Another key advantage of Universal credit was the fact that benefits were withdrawn slowly as income from employment increased. This provided an incentive for claimants to work as this paid employment always resulted in the individual retaining more money than under the old system, where benefits were often reduced on a pound for pound basis by earnings. This fulfilled our election promise that ‘work should always pay’.
Despite a slow controlled roll out of Universal credit to iron out all the inevitable technical and administrative glitches, which inevitably given this was such a huge overhaul of a system which served millions of people, the new system was well received by the vast majority of recipients, it could have been labelled a Universal success.
Once introduced in my constituency of North West Leicestershire the rate of reduction of unemployment increased markedly as people moved into the full time, part time and the casual labour market depending on the opportunities available and their other commitments. The unemployment claimant count was reduced in North West Leicestershire to less than 2% prior to the economic shock caused by the Covid 19 pandemic.
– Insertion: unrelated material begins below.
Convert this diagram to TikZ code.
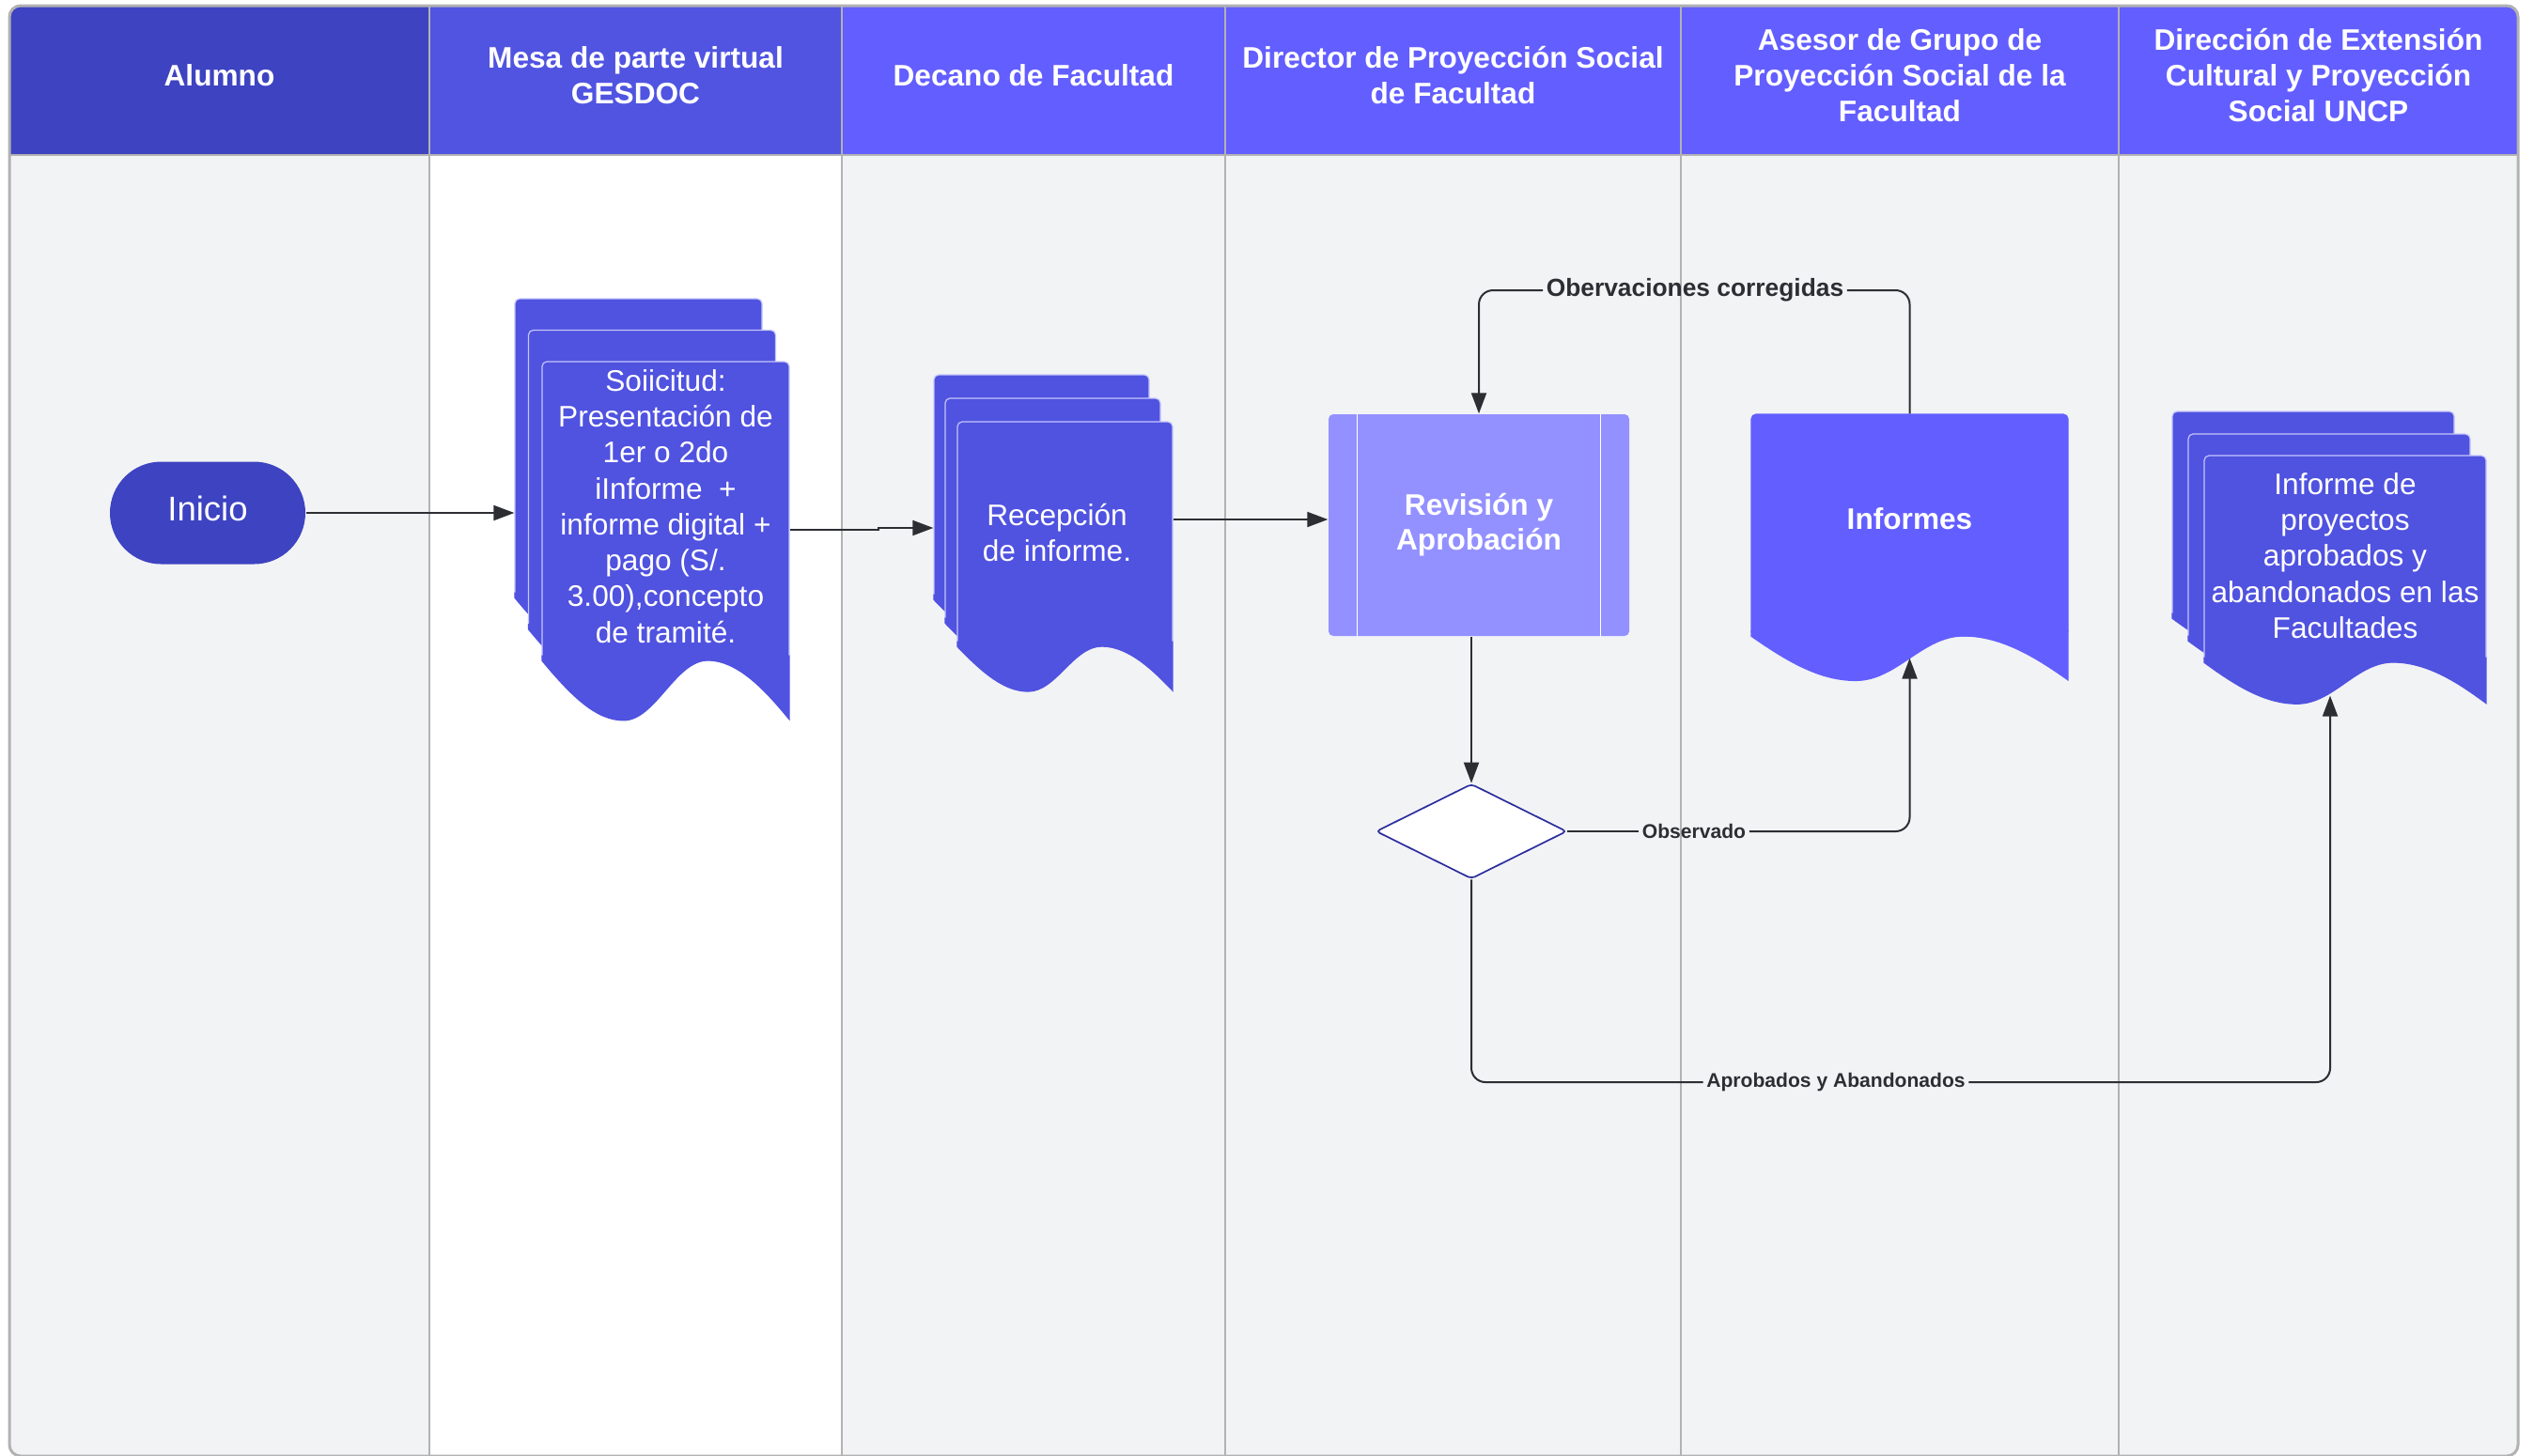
\documentclass[tikz,border=0pt]{standalone}
\usepackage{fontspec}
\setmainfont{Liberation Sans}
\usetikzlibrary{arrows.meta,calc,shapes.geometric}

\definecolor{hdrdark}{RGB}{61,67,193}
\definecolor{hdrmid}{RGB}{80,84,225}
\definecolor{hdrlight}{RGB}{99,94,255}
\definecolor{docfill}{RGB}{80,82,224}
\definecolor{docedge}{RGB}{196,198,250}
\definecolor{revfill}{RGB}{147,145,255}
\definecolor{lanegray}{RGB}{242,243,245}
\definecolor{gridgray}{RGB}{178,178,178}
\definecolor{linecol}{RGB}{44,46,51}
\definecolor{diaedge}{RGB}{44,46,158}

% wavy bottom of a document page, hung under node #1
\newcommand{\docwave}[2]{%
  \fill[#2] let \p1=(#1.south west), \p2=(#1.north east),
      \n1={\x2-\x1}, \n2={0.2*(\y2-\y1)} in
    (\x1,\y1+0.06cm) -- (\x1,\y1)
    .. controls (\x1+0.12*\n1,\y1-0.6*\n2) and (\x1+0.22*\n1,\y1-\n2) .. (\x1+0.33*\n1,\y1-\n2)
    .. controls (\x1+0.46*\n1,\y1-\n2) and (\x1+0.54*\n1,\y1) .. (\x1+0.67*\n1,\y1)
    .. controls (\x1+0.8*\n1,\y1) and (\x1+0.92*\n1,\y1-0.6*\n2) .. (\x2,\y1-\n2)
    -- (\x2,\y1+0.06cm) -- cycle;
}

\begin{document}
\begin{tikzpicture}[
    hdr/.style={inner sep=0pt, text=white, align=center, font=\fontsize{9}{10.8}\selectfont\bfseries},
    page/.style={rectangle, rounded corners=0.05cm, fill=docfill, draw=docedge, line width=0.012cm, inner sep=0pt, text depth=0.3em, text=white, align=center, font=\fontsize{9}{10.9}\selectfont},
    arrow/.style={-{Triangle[length=0.22cm, width=0.16cm]}, line width=0.02cm, draw=linecol, rounded corners=0.15cm},
    link/.style={line width=0.02cm, draw=linecol, rounded corners=0.15cm},
    lbl/.style={text=linecol, inner sep=0.03cm, font=\fontsize{6}{7}\selectfont\bfseries},
    dec/.style={diamond, aspect=2, minimum width=2.03cm, minimum height=1.01cm, inner sep=0pt, fill=white, draw=diaedge, line width=0.017cm, rounded corners=0.04cm}
]
\useasboundingbox (0,0) rectangle (26.97,-15.49);
\fill[white] (0,0) rectangle (26.97,-15.49);

% Lanes
\begin{scope}
\clip[rounded corners=0.12cm] (0.10,-0.06) rectangle (26.80,-15.50);
\fill[lanegray] (0.10,-1.64) rectangle (4.57,-15.6);
\fill[white] (4.57,-1.64) rectangle (8.96,-15.6);
\fill[lanegray] (8.96,-1.64) rectangle (26.80,-15.6);

\fill[hdrdark] (0.10,-0.06) rectangle (4.57,-1.64);
\fill[hdrmid] (4.57,-0.06) rectangle (8.96,-1.64);
\fill[hdrlight] (8.96,-0.06) rectangle (26.80,-1.64);

% Lane borders
\draw[gridgray, line width=0.02cm] (0.10,-1.645) -- (26.80,-1.645);
\draw[gridgray, line width=0.02cm] (4.57,0) -- (4.57,-15.6);
\draw[gridgray, line width=0.02cm] (8.96,0) -- (8.96,-15.6);
\draw[gridgray, line width=0.02cm] (13.04,0) -- (13.04,-15.6);
\draw[gridgray, line width=0.02cm] (17.89,0) -- (17.89,-15.6);
\draw[gridgray, line width=0.02cm] (22.55,0) -- (22.55,-15.6);
\end{scope}
\draw[gridgray, line width=0.03cm, rounded corners=0.12cm] (0.10,-0.06) rectangle (26.80,-15.50);

% Lane headers
\node[hdr] (h1) at (2.335,-0.80) {Alumno};
\node[hdr] (h2) at (6.765,-0.80) {Mesa de parte virtual\\GESDOC};
\node[hdr] (h3) at (11.00,-0.80) {Decano de Facultad};
\node[hdr] (h4) at (15.465,-0.80) {Director de Proyección Social\\de Facultad};
\node[hdr] (h5) at (20.22,-0.80) {Asesor de Grupo de\\Proyección Social de la\\Facultad};
\node[hdr] (h6) at (24.675,-0.80) {Dirección de Extensión\\Cultural y Proyección\\Social UNCP};

% Alumno
\node[rectangle, rounded corners=0.545cm, minimum width=2.08cm, minimum height=1.09cm, fill=hdrdark, text=white, text depth=0.25em, font=\fontsize{10.4}{12}\selectfont] (ini) at (2.21,-5.46) {Inicio};

% Mesa de parte: solicitud (three pages)
\node[page, minimum width=2.63cm, minimum height=3.18cm] (sol1) at (6.795,-4.77) {};
\docwave{sol1}{docfill}
\node[page, minimum width=2.63cm, minimum height=3.18cm] (sol2) at (6.94,-5.105) {};
\docwave{sol2}{docfill}
\node[page, minimum width=2.63cm, minimum height=3.18cm] (sol3) at (7.085,-5.44) {
    Soiicitud:\\
    Presentación de\\
    1er o 2do\\
    iInforme\ \ +\\
    informe digital +\\
    pago (S/.\\
    3.00),concepto\\
    de tramité.
};
\docwave{sol3}{docfill}

% Decano: recepcion (three pages)
\node[page, minimum width=2.29cm, minimum height=2.39cm] (rec1) at (11.085,-5.185) {};
\docwave{rec1}{docfill}
\node[page, minimum width=2.29cm, minimum height=2.39cm] (rec2) at (11.205,-5.435) {};
\docwave{rec2}{docfill}
\node[page, minimum width=2.29cm, minimum height=2.39cm, text depth=0.1em] (rec3) at (11.335,-5.685) {
    Recepción\hspace*{0.17cm}\\
    de informe.\hspace*{0.17cm}
};
\docwave{rec3}{docfill}

% Director: revision and decision
\node[rectangle, rounded corners=0.05cm, minimum width=3.20cm, minimum height=2.36cm, fill=revfill, text=white, align=center, font=\fontsize{9}{10.6}\selectfont\bfseries] (rev) at (15.74,-5.59) {
    Revisión y\\
    Aprobación
};
\draw[white, line width=0.01cm] ([xshift=0.31cm]rev.north west) -- ([xshift=0.31cm]rev.south west);
\draw[white, line width=0.01cm] ([xshift=-0.31cm]rev.north east) -- ([xshift=-0.31cm]rev.south east);

\node[dec] (dia) at (15.66,-8.85) {};

% Asesor: informes
\node[page, fill=hdrlight, draw=hdrlight, minimum width=3.37cm, minimum height=2.36cm, text depth=0.4em, font=\fontsize{9}{10.9}\selectfont\bfseries] (inf) at (20.325,-5.59) {Informes};
\docwave{inf}{hdrlight}

% Direccion: informe final (three pages)
\node[page, minimum width=3.00cm, minimum height=2.20cm] (fin1) at (24.62,-5.48) {};
\docwave{fin1}{docfill}
\node[page, minimum width=3.00cm, minimum height=2.20cm] (fin2) at (24.79,-5.72) {};
\docwave{fin2}{docfill}
\node[page, minimum width=3.00cm, minimum height=2.20cm, text depth=0.2em] (fin3) at (24.96,-5.95) {
    Informe de\\
    proyectos\\
    aprobados y\\
    abandonados en las\\
    Facultades
};
\docwave{fin3}{docfill}

% Labels
\node[lbl, font=\fontsize{7.5}{9}\selectfont\bfseries] (obc) at (18.04,-3.09) {Obervaciones corregidas};
\node[lbl] (obs) at (18.03,-8.85) {Observado};
\node[lbl] (apr) at (19.54,-11.52) {Aprobados y Abandonados};

% Arrows
\draw[arrow] (ini.east) -- (ini.east -| sol1.west);
\draw[arrow, sharp corners] ([yshift=-0.2cm]sol3.east) -- ++(0.94,0) |- ([yshift=-0.435cm]rec1.west);
\draw[arrow] ([yshift=0.155cm]rec3.east) -- ([yshift=0.155cm]rec3.east -| rev.west);
\draw[arrow] (rev.south -| dia.north) -- (dia.north);

\draw[link] (dia.east) -- (obs.west);
\draw[arrow] (obs.east) -| ([yshift=-0.23cm]inf.south);

\draw[link] (inf.north) |- (obc.east);
\draw[arrow] (obc.west) -| (rev.north);

\draw[link] (dia.south) |- (apr.west);
\draw[arrow] (apr.east) -| ([xshift=-0.16cm, yshift=-0.35cm]fin3.south);

\end{tikzpicture}
\end{document}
In April 2021 6m people in the UK were accessing Universal credit, due to the Covid 19 pandemic this was a 98% increase on the number in March 2020. As in my constituency the huge increase in Universal Credit claimants came from the formerly working population. The Government announced a temporary £20 per week increase in the level of support starting in March 2020, this policy is set to end in September this year.
I have asked the Government to look again at the planned reduction in Universal Credit planned for September. The original scheme in 2013 lost some of it funding in 2015, compared to its original concept and the so called ‘taper’ of benefit reduction to earnings increase was sharper than its architect and introducer Rt Hon. Iain Duncan-Smith MP ( then Secretary of State for the Department of work and Pensions) wanted and envisaged.
It is clear to me that to work properly Universal Credit can’t be funded on the cheap. It’s an investment which ensures that as the economy picks up, people will move into paid employment as that employment becomes available.
The Universal Credit System has worked for my constituents and the country in the past and it will work again, but it has to be funded properly to do this. To remove £80 a month from our poorest households is morally and politically indefensible at this time.
I originally supported the huge reforms we have introduced to the benefits system because I believed that ultimately the reforms would benefit the lives of the recipients, likewise I oppose the planned reduction in support in September because I believe it will not. I see no inconsistency in these positions and I would remind the socialists that they don’t have a monopoly on social conscience. They don’t own social issues.